-- start Source material --
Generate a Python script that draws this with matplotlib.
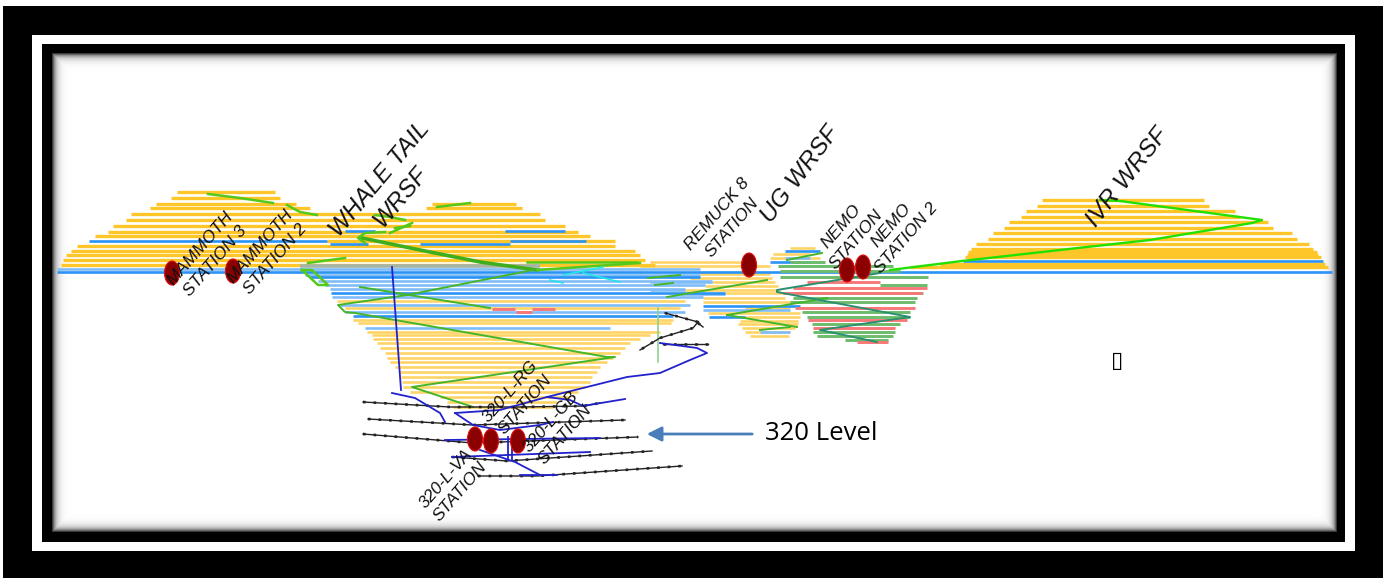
import numpy as np
import matplotlib
matplotlib.use("Agg")
import matplotlib.pyplot as plt
from matplotlib.patches import Rectangle, Ellipse

# bench rows: level, start, end
orange_y = [192, 198, 204, 204, 208, 208, 214, 220, 226, 232, 236, 241, 246, 251, 255, 260, 265,
            200, 206, 211, 217, 222, 228, 233, 239, 244, 249, 252, 255, 257, 264, 267]
orange_x0 = [177, 171, 156, 432, 150, 426, 131, 126, 113, 108, 95, 327, 77, 71, 66, 63, 61,
             1042, 1037, 1026, 1021, 1009, 1004, 993, 988, 976, 971, 968, 967, 965, 940, 910]
orange_x1 = [275, 280, 296, 516, 310, 522, 540, 545, 565, 578, 590, 615, 615, 635, 640, 645, 655,
             1204, 1209, 1235, 1240, 1268, 1273, 1292, 1297, 1309, 1313, 1317, 1318, 1321, 1325, 1328]

pit_y = [301, 308, 320, 323, 332, 335, 339, 343, 348, 353, 358, 362, 367, 372, 377, 382, 387, 392, 397, 402, 407,
         262, 266, 274, 278, 282, 286, 290, 293, 298, 302, 308, 313, 317, 321, 324, 328, 332, 336,
         248, 254, 258]
pit_x0 = [337, 345, 353, 358, 367, 372, 373, 377, 380, 385, 387, 390, 395, 400, 401, 402, 403, 410, 440, 447, 453,
          650, 640, 700, 690, 712, 705, 685, 725, 703, 703, 745, 708, 745, 740, 738, 742, 745, 750,
          790, 773, 770]
pit_x1 = [685, 680, 673, 671, 660, 650, 640, 630, 625, 620, 613, 607, 600, 597, 592, 590, 585, 578, 570, 557, 553,
          742, 770, 770, 772, 775, 778, 780, 790, 785, 795, 790, 800, 800, 798, 798, 795, 790, 789,
          815, 810, 820]

blue_y = [241, 231, 231, 241, 244, 244, 272, 277, 293, 316, 261, 251, 262, 306, 317]
blue_x0 = [89, 345, 505, 510, 330, 420, 57, 310, 331, 353, 963, 785, 770, 703, 709]
blue_x1 = [327, 375, 565, 586, 368, 510, 1332, 700, 725, 673, 1323, 820, 810, 800, 745]

pale_y = [269, 275, 281, 285, 289, 297, 305, 312, 328, 258, 282, 290, 294, 310, 332]
pale_x0 = [57, 305, 318, 325, 330, 332, 340, 345, 365, 785, 650, 650, 680, 703, 760]
pale_x1 = [700, 700, 712, 705, 685, 703, 690, 685, 610, 810, 712, 685, 725, 790, 790]

green_y = [266, 271, 277, 285, 293, 298, 302, 312, 317, 324, 332, 336, 340, 262]
green_x0 = [778, 780, 780, 880, 793, 793, 790, 802, 807, 812, 813, 817, 845, 790]
green_x1 = [893, 900, 928, 927, 923, 917, 915, 910, 910, 900, 895, 893, 888, 825]

red_y = [282, 288, 293, 308, 320, 328, 342, 309, 312, 309]
red_x0 = [807, 793, 783, 795, 808, 813, 857, 492, 516, 532]
red_x1 = [880, 927, 922, 915, 907, 895, 888, 515, 532, 555]

band_y = [266]
band_x0 = [300]
band_x1 = [540]

# ramps, as (x, y) points along the section
whale_ramp = [(362, 238), (420, 250), (480, 262), (537, 270)]
mound_ramps = [[(208, 194), (240, 198), (273, 203)], [(287, 205), (300, 212), (317, 215)],
               [(308, 263), (345, 258)], [(375, 215), (390, 217), (405, 220)], [(437, 207), (470, 203)],
               [(302, 270), (312, 270), (328, 285), (318, 285), (302, 270)],
               [(537, 270), (640, 263)], [(527, 262), (637, 262)],
               [(390, 233), (412, 223)], [(395, 228), (410, 226)],
               [(385, 232), (365, 233), (358, 238), (365, 243)]]
pit_ramps = [[(533, 270), (407, 295), (338, 305), (345, 312), (355, 313), (607, 357), (615, 357),
              (412, 387), (473, 407)], [(360, 287), (490, 308)],
             [(667, 297), (767, 280)], [(648, 278), (680, 275)], [(655, 285), (673, 283)],
             [(727, 315), (827, 298)], [(727, 315), (797, 327)], [(760, 330), (790, 327)], [(787, 260), (822, 253)]]
nemo_ramps = [[(880, 273), (777, 290), (777, 292), (910, 317), (820, 330), (877, 342)]]
ivr_ramp = [(890, 270), (962, 261), (1060, 250), (1150, 240), (1252, 223), (1262, 220), (1120, 201), (1100, 200)]
cyan_paths = [[(550, 280), (563, 283)], [(563, 275), (603, 267)], [(583, 273), (620, 282)]]
survey_line = [(658, 308), (658, 362)]

# underground levels and development
levels = [[(363, 402), (450, 407), (520, 407), (583, 406), (600, 403)],
          [(368, 419), (473, 425), (625, 420)],
          [(363, 434), (473, 443), (638, 437)],
          [(452, 457), (507, 461), (652, 451)],
          [(478, 476), (537, 476), (682, 466)],
          [(665, 313), (698, 322), (693, 328), (660, 338), (640, 350)],
          [(663, 344), (708, 344)], [(698, 323), (703, 327)]]
development = [[(392, 267), (401, 390)],
               [(392, 393), (415, 398), (440, 413), (445, 422)],
               [(455, 413), (473, 425), (500, 430), (540, 425), (553, 422)],
               [(455, 413), (500, 410), (547, 397), (627, 377), (660, 373), (690, 360), (707, 353), (697, 348), (660, 343)],
               [(547, 397), (570, 400), (583, 406), (625, 399)],
               [(445, 440), (600, 438)], [(452, 457), (590, 452)],
               [(520, 475), (557, 475)], [(508, 437), (508, 460)], [(512, 437), (512, 460)],
               [(480, 450), (515, 462), (540, 475)]]

station_x = [172, 233, 475, 491, 518, 749, 847, 863]
station_y = [273, 271, 439, 441, 441, 265, 270, 267]

small_labels = ["MAMMOTH\nSTATION 3", "MAMMOTH\nSTATION 2", "REMUCK 8\nSTATION", "NEMO\nSTATION",
                "NEMO\nSTATION 2", "320-L-VA\nSTATION", "320-L-RG\nSTATION", "320-L-GB\nSTATION"]
small_x = [208, 268, 725, 849, 899, 453, 518, 558]
small_y = [255, 253, 221, 233, 232, 485, 398, 428]

big_labels = ["WHALE TAIL\nWRSF", "UG WRSF", "IVR WRSF"]
big_x = [390, 800, 1127]
big_y = [188, 174, 177]
big_rotation = [50, 53, 52]

fig = plt.figure(figsize=(13.89, 5.78), dpi=100)
ax = fig.add_axes([0, 0, 1, 1])
ax.axis('off')

# picture frame
ax.add_patch(Rectangle((3, 6), 1380, 572, color="black", lw=0))
ax.add_patch(Rectangle((32, 35), 1323, 516, color="white", lw=0))
ax.add_patch(Rectangle((42, 44), 1303, 498, color="black", lw=0))

# soft inner shadow of the frame
px = np.arange(52, 1337) + 0.5
py = np.arange(53, 532) + 0.5
dist = np.minimum.outer(np.minimum(py - 53, 532 - py), np.minimum(px - 52, 1337 - px))
ax.imshow(1 - np.exp(-dist / 3.5) * 0.9, cmap="gray", vmin=0, vmax=1, aspect="auto",
          extent=(52, 1337, 532, 53), zorder=1)

ax.hlines(pit_y, pit_x0, pit_x1, color="#ffd466", lw=1.9, zorder=2)
ax.hlines(orange_y, orange_x0, orange_x1, color="#ffc629", lw=2.4, zorder=2)
ax.hlines(band_y, band_x0, band_x1, color="#a3b4a8", lw=2.6, zorder=3)
ax.hlines(pale_y, pale_x0, pale_x1, color="#7fbcf8", lw=1.9, zorder=3)
ax.hlines(blue_y, blue_x0, blue_x1, color="#2b93f5", lw=1.9, zorder=3)
ax.hlines(green_y, green_x0, green_x1, color="#6dbb6d", lw=2.1, zorder=3)
ax.hlines(red_y, red_x0, red_x1, color="#f8787a", lw=2.1, zorder=3)


def draw_path(points, color, lw, z=4, **kw):
    xs, ys = zip(*points)
    ax.plot(xs, ys, color=color, lw=lw, zorder=z, solid_joinstyle="round", **kw)


draw_path(whale_ramp, "#3fae1e", 2.6)
for path in mound_ramps:
    draw_path(path, "#55c81c", 1.8)
for path in pit_ramps:
    draw_path(path, "#45b52a", 1.4)
for path in nemo_ramps:
    draw_path(path, "#2a9070", 1.4)
draw_path(ivr_ramp, "#22e000", 1.7)
for path in cyan_paths:
    draw_path(path, "#25e6e6", 1.2)
draw_path(survey_line, "#8fd08f", 1.2)
for path in levels:
    draw_path(path, "#222222", 1.0, z=5)
    # the drives are ticked along their length
    xs, ys = zip(*path)
    ax.plot(xs, ys, color="#222222", lw=1.9, ls=(0, (1, 3)), zorder=5)
for path in development:
    draw_path(path, "#2222cc", 1.3, z=6)

for x, y in zip(station_x, station_y):
    ax.add_patch(Ellipse((x, y), 15, 24, facecolor="#8b0000", edgecolor="#e01010", lw=0.8, zorder=7))

for label, x, y in zip(small_labels, small_x, small_y):
    ax.text(x, y, label, rotation=49, ha="center", va="center", family="Liberation Sans",
            style="italic", fontsize=12.5, linespacing=1.4, color="#111111", zorder=8)
for label, x, y, rot in zip(big_labels, big_x, big_y, big_rotation):
    ax.text(x, y, label, rotation=rot, ha="center", va="center", family="Liberation Sans",
            style="italic", fontsize=17.5, linespacing=1.25, color="#111111", zorder=8)

# callout
ax.annotate("", xy=(644, 434), xytext=(755, 434),
            arrowprops=dict(arrowstyle="-|>", color="#4a7ebb", lw=2, mutation_scale=22), zorder=8)
ax.text(765, 433, "320 Level", ha="left", va="center", family="Open Sans", fontsize=18.5, color="black", zorder=8)
ax.text(1117, 361, "\u25af", ha="center", va="center", family="DejaVu Sans", fontsize=16, color="black", zorder=8)

ax.set_xlim(0, 1389)
ax.set_ylim(578, 0)
fig.savefig("out.png", dpi=100)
-- end Source material --
Objective: Go from the first line of the listing to the line holding "from matplotlib.patches import" and, please, transcribe those lines exactly, both included, with no pictures.

Result:
Generate a Python script that draws this with matplotlib.
import numpy as np
import matplotlib
matplotlib.use("Agg")
import matplotlib.pyplot as plt
from matplotlib.patches import Rectangle, Ellipse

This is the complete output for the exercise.